Chuck Inglish’s second album is a must hear

By Ken Narita, Staff Writer

Rate 4/5 Stars

Detroit native Evan Ingersoll, now known as Chuck Inglish, has released two albums under his own solo label. He currently is working on his third independent album, which is sure to be just as impressive as his first two. (Images from Theboombox.com and Reddit.com)

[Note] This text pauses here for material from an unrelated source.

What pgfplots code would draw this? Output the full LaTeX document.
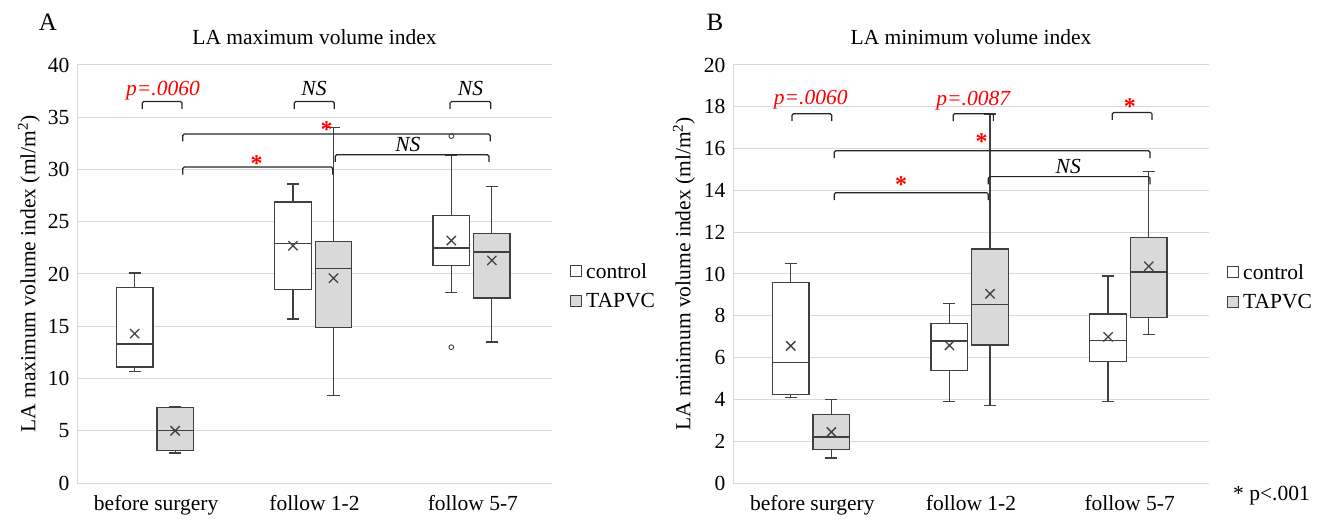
\documentclass[border=0pt]{standalone}
\usepackage{pgfplots}
\pgfplotsset{compat=1.18}
\usepgfplotslibrary{statistics}
\usepackage{fontspec}
\setmainfont{Liberation Serif}
\definecolor{boxgray}{HTML}{D9D9D9}
\definecolor{edge}{HTML}{404040}
\definecolor{gridc}{HTML}{D9D9D9}
\newcommand\fs{\fontsize{21.5}{25}\selectfont}
\tikzset{br/.style={draw=black!85, line width=1.2pt, rounded corners=1.5pt}}
\pgfplotsset{
  bx/.style={boxplot prepared={#1, box extend=0.231, whisker extend=0.076, draw direction=y},
    draw=edge, line width=1.3pt, solid, mark=o, mark size=2.4pt,
    mark options={draw=edge, line width=0.9pt, fill=white}},
  ctl/.style={bx={#1}, fill=white},
  tap/.style={bx={#1}, fill=boxgray},
  boxplot/every average/.style={/tikz/mark=x, /tikz/mark size=6.5pt, /tikz/draw=black!85, /tikz/line width=1pt, /tikz/solid},
  ax/.style={
    scale only axis, width=475pt, height=418pt, anchor=south west,
    xmin=0, xmax=3, xtick={0.5,1.5,2.5},
    xticklabels={before surgery, follow 1-2, follow 5-7},
    major tick length=0pt,
    axis x line*=bottom, axis y line*=left,
    axis line style={draw=gridc, line width=1pt},
    ymajorgrids, major grid style={draw=gridc, line width=1pt},
    tick label style={font=\fs},
    /pgf/number format/assume math mode=true,
    yticklabel style={xshift=-4pt},
    xticklabel style={yshift=-9pt},
    clip=false,
  },
}
\begin{document}
\begin{tikzpicture}
\path[use as bounding box] (0,0) rectangle (1326pt,520pt);
% ---------------- Panel A ----------------
\begin{axis}[ax, at={(77pt,37pt)}, ymin=0, ymax=40, ytick={0,5,...,40}]
\addplot[ctl={draw position=0.364, lower whisker=10.7, lower quartile=11.1, median=13.3, upper quartile=18.7, upper whisker=20.1, average=14.3}] coordinates {};
\addplot[tap={draw position=0.620, lower whisker=2.87, lower quartile=3.1, median=5.0, upper quartile=7.2, upper whisker=7.3, average=5.0}] coordinates {};
\addplot[ctl={draw position=1.364, lower whisker=15.7, lower quartile=18.5, median=22.9, upper quartile=26.9, upper whisker=28.6, average=22.7}] coordinates {};
\addplot[tap={draw position=1.620, lower whisker=8.4, lower quartile=14.85, median=20.55, upper quartile=23.1, upper whisker=34.0, average=19.6}] coordinates {};
\addplot[ctl={draw position=2.364, lower whisker=18.2, lower quartile=20.8, median=22.5, upper quartile=25.6, upper whisker=31.4, average=23.2}] table[row sep=\\, y index=0] {33.2\\ 13.0\\};
\addplot[tap={draw position=2.620, lower whisker=13.5, lower quartile=17.7, median=22.1, upper quartile=23.9, upper whisker=28.4, average=21.3}] coordinates {};
% brackets
\draw[br] (axis cs:0.412,35.8) |- (axis cs:0.663,36.5) -- (axis cs:0.663,35.8);
\draw[br] (axis cs:1.372,35.8) |- (axis cs:1.625,36.5) -- (axis cs:1.625,35.8);
\draw[br] (axis cs:2.356,35.8) |- (axis cs:2.613,36.5) -- (axis cs:2.613,35.8);
\draw[br] (axis cs:0.668,32.7) |- (axis cs:2.610,33.4) -- (axis cs:2.610,32.7);
\draw[br] (axis cs:0.668,29.5) |- (axis cs:1.615,30.24) -- (axis cs:1.615,29.5);
\draw[br] (axis cs:1.631,30.72) |- (axis cs:2.602,31.42) -- (axis cs:2.602,30.72);
\node[anchor=base, font=\fs\itshape, text=red] at (axis cs:0.543,37.06) {p=.0060};
\node[anchor=base, font=\fs\itshape] at (axis cs:1.497,37.06) {NS};
\node[anchor=base, font=\fs\itshape] at (axis cs:2.485,37.06) {NS};
\node[anchor=base, font=\fs\itshape] at (axis cs:2.09,31.73) {NS};
\node[anchor=base, font=\fontsize{24}{28}\selectfont\bfseries, text=red] at (axis cs:1.577,33.07) {*};
\node[anchor=base, font=\fontsize{24}{28}\selectfont\bfseries, text=red] at (axis cs:1.135,29.8) {*};
\end{axis}
% ---------------- Panel B ----------------
\begin{axis}[ax, at={(733pt,37pt)}, width=476pt, ymin=0, ymax=20, ytick={0,2,...,20}]
\addplot[ctl={draw position=0.364, lower whisker=4.09, lower quartile=4.22, median=5.78, upper quartile=9.6, upper whisker=10.5, average=6.56}] coordinates {};
\addplot[tap={draw position=0.620, lower whisker=1.19, lower quartile=1.59, median=2.2, upper quartile=3.28, upper whisker=4.0, average=2.44}] coordinates {};
\addplot[ctl={draw position=1.364, lower whisker=3.9, lower quartile=5.38, median=6.8, upper quartile=7.63, upper whisker=8.6, average=6.58}] coordinates {};
\addplot[tap={draw position=1.620, lower whisker=3.7, lower quartile=6.6, median=8.54, upper quartile=11.2, upper whisker=17.65, average=9.05}] coordinates {};
\addplot[ctl={draw position=2.364, lower whisker=3.9, lower quartile=5.81, median=6.83, upper quartile=8.08, upper whisker=9.9, average=6.99}] coordinates {};
\addplot[tap={draw position=2.620, lower whisker=7.1, lower quartile=7.92, median=10.1, upper quartile=11.76, upper whisker=14.9, average=10.37}] coordinates {};
% brackets
\draw[br] (axis cs:0.372,17.32) |- (axis cs:0.622,17.67) -- (axis cs:0.622,17.32);
\draw[br] (axis cs:1.388,17.32) |- (axis cs:1.641,17.67) -- (axis cs:1.641,17.32);
\draw[br] (axis cs:2.390,17.37) |- (axis cs:2.641,17.73) -- (axis cs:2.641,17.37);
\draw[br] (axis cs:0.638,15.54) |- (axis cs:2.628,15.9) -- (axis cs:2.628,15.54);
\draw[br] (axis cs:0.638,13.54) |- (axis cs:1.609,13.89) -- (axis cs:1.609,13.54);
\draw[br] (axis cs:1.609,14.29) |- (axis cs:2.628,14.66) -- (axis cs:2.628,14.29);
\node[anchor=base, font=\fs\itshape, text=red] at (axis cs:0.49,18.13) {p=.0060};
\node[anchor=base, font=\fs\itshape, text=red] at (axis cs:1.514,18.04) {p=.0087};
\node[anchor=base, font=\fs\itshape] at (axis cs:2.113,14.82) {NS};
\node[anchor=base, font=\fontsize{24}{28}\selectfont\bfseries, text=red] at (axis cs:2.502,17.64) {*};
\node[anchor=base, font=\fontsize{24}{28}\selectfont\bfseries, text=red] at (axis cs:1.567,15.97) {*};
\node[anchor=base, font=\fontsize{24}{28}\selectfont\bfseries, text=red] at (axis cs:1.059,13.89) {*};
\end{axis}
% ---------------- titles, labels, legends ----------------
\node[font=\fontsize{25}{30}\selectfont] at (48pt,498pt) {A};
\node[font=\fontsize{25}{30}\selectfont] at (715pt,498pt) {B};
\node[font=\fs] at (314.5pt,483pt) {LA maximum volume index};
\node[font=\fs] at (971pt,483pt) {LA minimum volume index};
\node[font=\fs, rotate=90] at (29pt,246pt) {LA maximum volume index (ml/m\textsuperscript{2})};
\node[font=\fs, rotate=90] at (684pt,246pt) {LA minimum volume index (ml/m\textsuperscript{2})};
% legend A
\draw[edge, line width=0.8pt, fill=white] (570.7pt,243.5pt) rectangle (581.7pt,254.5pt);
\draw[edge, line width=0.8pt, fill=boxgray] (570.7pt,213.5pt) rectangle (581.7pt,224.5pt);
\node[font=\fs, anchor=west, inner sep=0pt] at (586pt,249pt) {control};
\node[font=\fs, anchor=west, inner sep=0pt] at (586pt,219pt) {TAPVC};
% legend B
\draw[edge, line width=0.8pt, fill=white] (1227.7pt,242.5pt) rectangle (1238.7pt,253.5pt);
\draw[edge, line width=0.8pt, fill=boxgray] (1227.7pt,212.5pt) rectangle (1238.7pt,223.5pt);
\node[font=\fs, anchor=west, inner sep=0pt] at (1243pt,248pt) {control};
\node[font=\fs, anchor=west, inner sep=0pt] at (1243pt,218pt) {TAPVC};
\node[font=\fs, anchor=west, inner sep=0pt] at (1233pt,24pt) {* p<.001};
\end{tikzpicture}
\end{document}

Chuck Inglish, MC and producer born Evan Ingersoll in Detroit, released his second solo album, “Everybody’s Big Brother,” Oct. 2, 2015. Anyone who is a hip-hop fan might be familiar with his earlier work as The Cool Kids with co-member Mikey Rocks. The group disbanded shortly after the release of their debut studio album “When Fish Ride Bikes” and both members began working as solo artists. Inglish released his first solo studio album “Convertibles” April 8, 2014.
Chuck Inglish was born and raised in the East side of Detroit until he moved to Chicago at the age of 18. In Chicago he met Mikey Rocks and formed The Cool Kids. The group is one of the first to use social media website Myspace to grab the public’s attention. While having some success together the duo had trouble relating to the label they were signed to. After the group broke up, Chuck Inglish began a solo career with encouragement from Mikey Rocks. Inglish has produced for artists like Big Sean, 2 Chains and Chance The Rapper. To date he has three studio albums under his very own label Sounds Like Fun Records.
“Everybody’s Big Brother” takes influence from many genres. The album begins with the soul inspired instrumental “Off/Beat” featuring the sweet vocals of 10ille and trumpet played by The Social Experiment member Donnie Trumpet. The next several tracks are made up of Atlanta Trap 808 drums and spacey synth sounds. Around the end of the album Inglish reverts back to familiar sounds from work in his days with “The Cool Kids” influenced by 80s hip-hop with songs like “Freaknik’96” and “sweat shorts.” Before the end there are two upbeat songs with more of an experimental feel. The album ends with the jazzy R&B production “Satisfied” with the vocals of Chris O’Bannon.
A personal favorite on this album is “Type Freaky” featuring DonMonique, a young female MC from Brooklyn. Wobbly synth and a deep bassline give off a floaty feel that one can vibe to. With a sensual and almost teasing tone DonMonique spits a verse that could be mistaken for Lil’ Kim. Inglish also makes quick work of bars while referencing his hometown saying, “And I ain’t playn’ motor city automakers and its freaky crocodile in the fox or the gators.”
The most popular song on Apple Music from the album is the throwback track “Freaknik’96.” The song references a formally popular spring break gathering attended by many students of historically black colleges and universities named Freaknik. The gathering is described with, “The Kawasakis and them Jeeps, the 1996 Olympic Team.” The song is a high-energy party track that belongs in everyone’s spring break playlist.
When played from beginning to end “Everybody’s Big Brother” has a relatively smooth transition from song to song. Despite having both slow and high-energy songs the album is well arranged and doesn’t leave the listener feeling out of place when the next song starts playing. Inglish takes in different musical influences from all over and adds his own personality to it.